### SET TASK
Return each line holding the string "this".

### DATA TO PROCESS
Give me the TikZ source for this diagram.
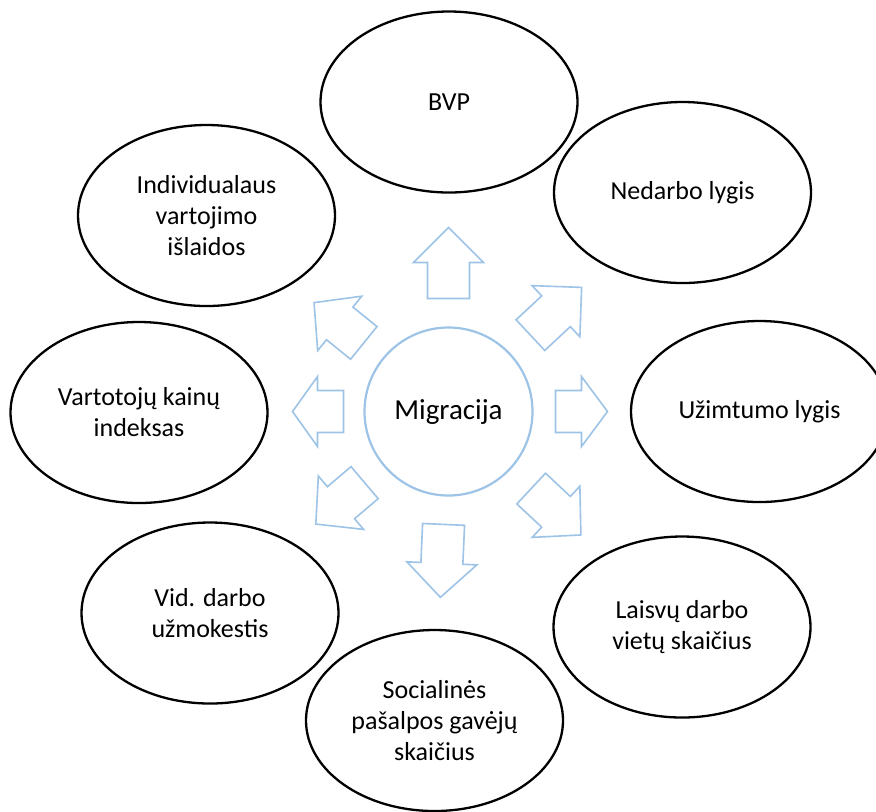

--

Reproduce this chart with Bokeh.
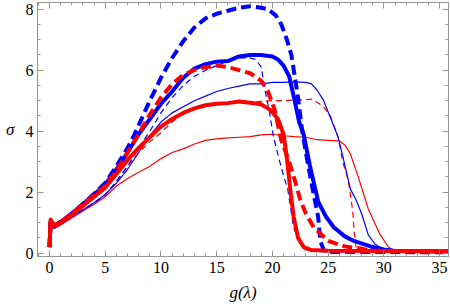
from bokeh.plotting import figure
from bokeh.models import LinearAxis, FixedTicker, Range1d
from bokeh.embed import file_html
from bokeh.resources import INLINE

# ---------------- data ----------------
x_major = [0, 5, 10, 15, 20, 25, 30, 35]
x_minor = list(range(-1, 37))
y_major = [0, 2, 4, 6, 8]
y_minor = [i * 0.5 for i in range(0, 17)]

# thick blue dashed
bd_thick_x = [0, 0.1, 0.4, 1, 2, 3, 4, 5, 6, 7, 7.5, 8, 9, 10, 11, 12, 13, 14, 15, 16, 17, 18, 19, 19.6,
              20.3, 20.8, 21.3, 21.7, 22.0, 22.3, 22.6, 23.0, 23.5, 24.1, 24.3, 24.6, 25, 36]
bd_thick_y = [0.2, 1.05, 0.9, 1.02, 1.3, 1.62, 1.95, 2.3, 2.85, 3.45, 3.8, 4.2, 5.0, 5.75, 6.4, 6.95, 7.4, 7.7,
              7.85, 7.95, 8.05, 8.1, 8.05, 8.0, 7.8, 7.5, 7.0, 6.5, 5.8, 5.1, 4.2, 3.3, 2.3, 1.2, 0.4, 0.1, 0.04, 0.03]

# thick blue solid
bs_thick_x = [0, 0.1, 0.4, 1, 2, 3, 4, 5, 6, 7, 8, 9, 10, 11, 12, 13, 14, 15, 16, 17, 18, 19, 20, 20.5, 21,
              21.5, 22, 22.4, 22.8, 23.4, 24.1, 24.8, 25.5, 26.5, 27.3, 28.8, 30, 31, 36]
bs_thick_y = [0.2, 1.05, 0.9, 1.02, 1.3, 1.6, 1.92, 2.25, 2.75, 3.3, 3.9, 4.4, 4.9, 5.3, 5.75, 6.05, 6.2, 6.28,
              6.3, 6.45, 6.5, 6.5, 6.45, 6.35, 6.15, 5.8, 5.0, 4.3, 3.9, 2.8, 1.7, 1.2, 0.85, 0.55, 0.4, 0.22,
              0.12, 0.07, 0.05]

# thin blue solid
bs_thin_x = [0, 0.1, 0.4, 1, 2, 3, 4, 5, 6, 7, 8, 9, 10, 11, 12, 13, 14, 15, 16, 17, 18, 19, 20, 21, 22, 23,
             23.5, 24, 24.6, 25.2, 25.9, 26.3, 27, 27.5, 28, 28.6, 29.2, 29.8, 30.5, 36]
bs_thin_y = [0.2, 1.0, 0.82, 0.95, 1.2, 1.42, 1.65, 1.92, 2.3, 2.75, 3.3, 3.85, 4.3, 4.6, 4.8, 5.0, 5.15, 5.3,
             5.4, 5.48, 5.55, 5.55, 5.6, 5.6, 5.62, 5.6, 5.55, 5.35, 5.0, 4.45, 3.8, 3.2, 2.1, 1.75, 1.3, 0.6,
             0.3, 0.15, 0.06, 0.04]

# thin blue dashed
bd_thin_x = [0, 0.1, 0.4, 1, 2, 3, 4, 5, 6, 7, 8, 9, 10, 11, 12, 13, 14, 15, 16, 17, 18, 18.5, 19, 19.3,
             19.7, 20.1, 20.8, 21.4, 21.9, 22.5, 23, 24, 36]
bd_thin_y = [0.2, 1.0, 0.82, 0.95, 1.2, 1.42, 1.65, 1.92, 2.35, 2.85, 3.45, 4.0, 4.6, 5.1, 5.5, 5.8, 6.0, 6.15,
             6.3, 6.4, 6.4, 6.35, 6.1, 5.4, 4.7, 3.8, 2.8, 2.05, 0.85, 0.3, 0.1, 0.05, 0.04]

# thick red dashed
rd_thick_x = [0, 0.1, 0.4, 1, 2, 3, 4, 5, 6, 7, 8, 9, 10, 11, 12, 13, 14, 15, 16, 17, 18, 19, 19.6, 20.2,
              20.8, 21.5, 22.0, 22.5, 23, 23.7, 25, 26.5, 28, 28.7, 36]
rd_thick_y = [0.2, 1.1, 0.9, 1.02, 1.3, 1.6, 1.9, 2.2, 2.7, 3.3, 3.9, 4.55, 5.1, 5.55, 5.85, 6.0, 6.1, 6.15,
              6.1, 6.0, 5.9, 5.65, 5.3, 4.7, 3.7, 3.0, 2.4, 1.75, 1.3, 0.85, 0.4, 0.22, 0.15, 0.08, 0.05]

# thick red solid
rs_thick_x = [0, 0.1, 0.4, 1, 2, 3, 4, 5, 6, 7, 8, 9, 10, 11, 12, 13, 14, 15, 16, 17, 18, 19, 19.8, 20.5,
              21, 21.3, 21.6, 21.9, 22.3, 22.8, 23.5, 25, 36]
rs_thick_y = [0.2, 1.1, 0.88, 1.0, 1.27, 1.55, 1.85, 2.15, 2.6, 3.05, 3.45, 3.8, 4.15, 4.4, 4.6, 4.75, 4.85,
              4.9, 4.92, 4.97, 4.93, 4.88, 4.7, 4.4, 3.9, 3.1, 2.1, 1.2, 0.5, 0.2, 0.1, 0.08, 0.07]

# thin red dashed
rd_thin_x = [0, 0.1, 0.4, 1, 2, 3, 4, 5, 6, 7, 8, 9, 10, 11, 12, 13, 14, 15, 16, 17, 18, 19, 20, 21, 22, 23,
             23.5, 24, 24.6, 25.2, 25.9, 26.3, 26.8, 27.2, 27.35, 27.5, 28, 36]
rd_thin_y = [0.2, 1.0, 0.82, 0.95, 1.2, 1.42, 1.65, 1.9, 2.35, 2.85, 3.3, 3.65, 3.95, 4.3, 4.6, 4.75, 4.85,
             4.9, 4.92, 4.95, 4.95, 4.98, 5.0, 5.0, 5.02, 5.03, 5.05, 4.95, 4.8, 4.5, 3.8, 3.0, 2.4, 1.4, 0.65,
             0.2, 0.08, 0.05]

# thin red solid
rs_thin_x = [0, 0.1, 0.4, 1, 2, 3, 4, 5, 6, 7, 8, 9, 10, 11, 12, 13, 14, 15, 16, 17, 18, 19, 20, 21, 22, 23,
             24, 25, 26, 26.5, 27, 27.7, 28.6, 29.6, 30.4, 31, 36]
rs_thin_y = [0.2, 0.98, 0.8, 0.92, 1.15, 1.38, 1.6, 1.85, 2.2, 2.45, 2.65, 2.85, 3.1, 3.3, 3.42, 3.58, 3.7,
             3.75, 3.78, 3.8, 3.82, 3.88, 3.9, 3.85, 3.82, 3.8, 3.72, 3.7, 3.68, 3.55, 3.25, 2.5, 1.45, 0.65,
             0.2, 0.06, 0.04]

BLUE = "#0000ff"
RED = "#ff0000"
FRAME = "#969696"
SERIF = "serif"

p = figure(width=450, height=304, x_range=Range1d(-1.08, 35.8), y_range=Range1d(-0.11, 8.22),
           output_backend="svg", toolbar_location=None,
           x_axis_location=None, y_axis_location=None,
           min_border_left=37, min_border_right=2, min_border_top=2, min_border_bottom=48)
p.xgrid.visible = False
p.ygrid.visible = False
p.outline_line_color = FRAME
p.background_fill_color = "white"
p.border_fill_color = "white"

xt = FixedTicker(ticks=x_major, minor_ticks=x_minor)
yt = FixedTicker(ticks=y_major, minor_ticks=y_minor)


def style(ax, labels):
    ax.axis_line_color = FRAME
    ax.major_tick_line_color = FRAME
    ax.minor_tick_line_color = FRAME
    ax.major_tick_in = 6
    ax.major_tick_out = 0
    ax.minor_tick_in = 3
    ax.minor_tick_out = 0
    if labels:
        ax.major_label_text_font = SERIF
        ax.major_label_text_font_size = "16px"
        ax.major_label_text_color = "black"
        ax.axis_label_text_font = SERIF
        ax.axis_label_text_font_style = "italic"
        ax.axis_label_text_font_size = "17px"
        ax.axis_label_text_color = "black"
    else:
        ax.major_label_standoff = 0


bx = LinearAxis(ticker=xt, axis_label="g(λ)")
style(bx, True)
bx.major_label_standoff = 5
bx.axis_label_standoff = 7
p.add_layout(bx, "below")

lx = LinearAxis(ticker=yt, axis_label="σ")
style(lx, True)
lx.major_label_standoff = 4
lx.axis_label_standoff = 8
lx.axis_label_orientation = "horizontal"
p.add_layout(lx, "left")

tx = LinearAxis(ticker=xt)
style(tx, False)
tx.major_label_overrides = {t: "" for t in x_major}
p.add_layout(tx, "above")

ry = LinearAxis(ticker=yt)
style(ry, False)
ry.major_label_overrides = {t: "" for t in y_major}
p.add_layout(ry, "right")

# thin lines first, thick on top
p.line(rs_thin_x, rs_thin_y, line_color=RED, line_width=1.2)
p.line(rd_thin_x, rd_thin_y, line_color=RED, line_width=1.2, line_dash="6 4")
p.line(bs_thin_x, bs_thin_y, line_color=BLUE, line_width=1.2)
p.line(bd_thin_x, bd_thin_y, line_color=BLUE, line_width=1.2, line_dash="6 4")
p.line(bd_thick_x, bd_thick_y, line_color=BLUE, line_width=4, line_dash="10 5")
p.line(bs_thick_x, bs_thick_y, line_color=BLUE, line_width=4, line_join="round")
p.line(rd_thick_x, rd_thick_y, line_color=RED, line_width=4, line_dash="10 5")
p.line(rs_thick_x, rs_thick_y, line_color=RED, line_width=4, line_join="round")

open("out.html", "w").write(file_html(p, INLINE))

---

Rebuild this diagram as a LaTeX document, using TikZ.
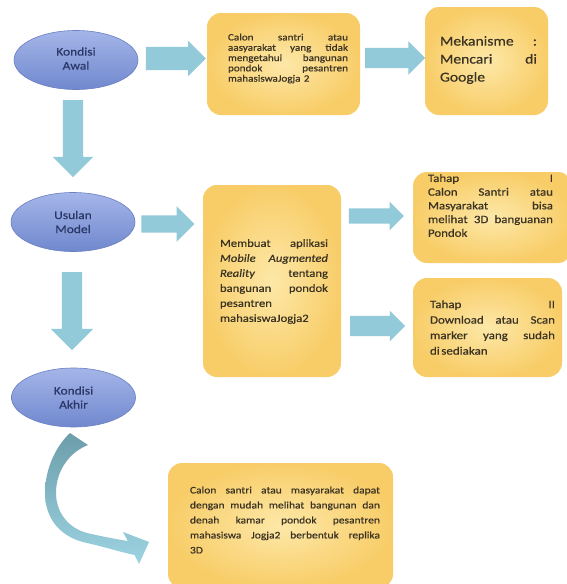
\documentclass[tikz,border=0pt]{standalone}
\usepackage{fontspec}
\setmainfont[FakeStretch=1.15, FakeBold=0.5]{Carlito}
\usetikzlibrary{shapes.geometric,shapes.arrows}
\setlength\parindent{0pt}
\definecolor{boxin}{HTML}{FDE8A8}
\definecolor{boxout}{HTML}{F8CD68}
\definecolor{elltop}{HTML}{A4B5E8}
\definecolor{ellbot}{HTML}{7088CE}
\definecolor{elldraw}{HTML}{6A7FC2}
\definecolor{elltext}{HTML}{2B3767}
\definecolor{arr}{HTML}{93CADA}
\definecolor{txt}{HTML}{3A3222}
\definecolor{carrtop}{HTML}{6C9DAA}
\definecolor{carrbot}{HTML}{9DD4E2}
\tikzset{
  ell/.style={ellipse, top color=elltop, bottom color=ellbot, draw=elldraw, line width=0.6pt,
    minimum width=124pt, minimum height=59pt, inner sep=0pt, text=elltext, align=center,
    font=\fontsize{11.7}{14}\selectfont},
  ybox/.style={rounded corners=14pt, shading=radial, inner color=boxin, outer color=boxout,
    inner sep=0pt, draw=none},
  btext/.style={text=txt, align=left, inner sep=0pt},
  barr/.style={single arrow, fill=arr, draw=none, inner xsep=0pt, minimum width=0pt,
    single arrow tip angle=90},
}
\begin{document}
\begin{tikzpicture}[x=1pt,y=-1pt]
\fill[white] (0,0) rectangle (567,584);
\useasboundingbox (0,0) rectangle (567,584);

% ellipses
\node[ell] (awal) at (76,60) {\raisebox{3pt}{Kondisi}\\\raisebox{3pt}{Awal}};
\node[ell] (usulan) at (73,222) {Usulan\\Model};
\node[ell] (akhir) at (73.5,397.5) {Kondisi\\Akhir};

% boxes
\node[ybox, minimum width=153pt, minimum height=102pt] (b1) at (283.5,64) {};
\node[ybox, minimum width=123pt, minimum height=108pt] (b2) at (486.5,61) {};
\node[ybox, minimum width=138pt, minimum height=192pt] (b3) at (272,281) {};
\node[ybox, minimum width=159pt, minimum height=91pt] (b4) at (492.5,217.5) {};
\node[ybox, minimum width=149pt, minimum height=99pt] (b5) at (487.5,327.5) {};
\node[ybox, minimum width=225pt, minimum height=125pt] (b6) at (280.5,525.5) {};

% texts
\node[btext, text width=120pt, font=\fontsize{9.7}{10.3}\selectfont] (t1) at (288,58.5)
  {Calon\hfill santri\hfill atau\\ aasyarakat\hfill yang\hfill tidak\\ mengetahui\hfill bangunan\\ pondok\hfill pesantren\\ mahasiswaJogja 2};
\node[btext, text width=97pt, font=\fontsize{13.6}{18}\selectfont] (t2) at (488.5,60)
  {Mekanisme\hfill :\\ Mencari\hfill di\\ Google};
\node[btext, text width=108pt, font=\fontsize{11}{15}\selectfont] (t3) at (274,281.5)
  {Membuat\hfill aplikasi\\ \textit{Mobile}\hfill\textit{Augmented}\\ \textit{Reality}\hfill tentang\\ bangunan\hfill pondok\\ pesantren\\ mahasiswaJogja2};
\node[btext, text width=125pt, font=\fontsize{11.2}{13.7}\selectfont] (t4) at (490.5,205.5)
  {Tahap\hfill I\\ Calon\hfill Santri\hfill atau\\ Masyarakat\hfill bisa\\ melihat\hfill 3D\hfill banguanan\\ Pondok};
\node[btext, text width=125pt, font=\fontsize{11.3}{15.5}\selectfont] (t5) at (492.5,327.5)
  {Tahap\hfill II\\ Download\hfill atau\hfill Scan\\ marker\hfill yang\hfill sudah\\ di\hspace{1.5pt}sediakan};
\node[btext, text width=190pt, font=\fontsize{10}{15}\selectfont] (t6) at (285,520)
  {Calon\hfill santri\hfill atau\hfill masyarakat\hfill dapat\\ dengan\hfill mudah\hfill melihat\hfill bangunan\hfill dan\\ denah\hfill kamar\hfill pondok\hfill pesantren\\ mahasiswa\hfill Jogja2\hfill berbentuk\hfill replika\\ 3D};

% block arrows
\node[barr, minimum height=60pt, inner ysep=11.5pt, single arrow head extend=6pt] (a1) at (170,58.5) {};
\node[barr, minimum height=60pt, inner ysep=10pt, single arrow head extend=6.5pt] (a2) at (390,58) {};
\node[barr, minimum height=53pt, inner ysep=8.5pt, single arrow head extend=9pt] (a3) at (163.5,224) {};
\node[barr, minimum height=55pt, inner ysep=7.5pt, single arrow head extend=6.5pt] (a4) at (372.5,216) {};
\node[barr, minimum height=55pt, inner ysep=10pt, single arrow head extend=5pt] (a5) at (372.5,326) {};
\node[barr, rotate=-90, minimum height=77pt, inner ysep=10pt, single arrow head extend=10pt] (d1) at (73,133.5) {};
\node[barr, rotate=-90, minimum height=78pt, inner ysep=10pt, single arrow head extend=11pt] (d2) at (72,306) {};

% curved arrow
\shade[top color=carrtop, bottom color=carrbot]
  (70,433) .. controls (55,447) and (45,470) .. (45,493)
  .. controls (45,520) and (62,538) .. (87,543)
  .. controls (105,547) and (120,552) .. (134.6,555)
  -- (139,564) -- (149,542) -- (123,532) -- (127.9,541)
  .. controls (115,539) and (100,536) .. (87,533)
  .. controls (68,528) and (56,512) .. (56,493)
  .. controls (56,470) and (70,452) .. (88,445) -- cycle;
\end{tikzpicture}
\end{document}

### PROBLEM SOLUTION
Give me the TikZ source for this diagram.
Reproduce this chart with Bokeh.
Rebuild this diagram as a LaTeX document, using TikZ.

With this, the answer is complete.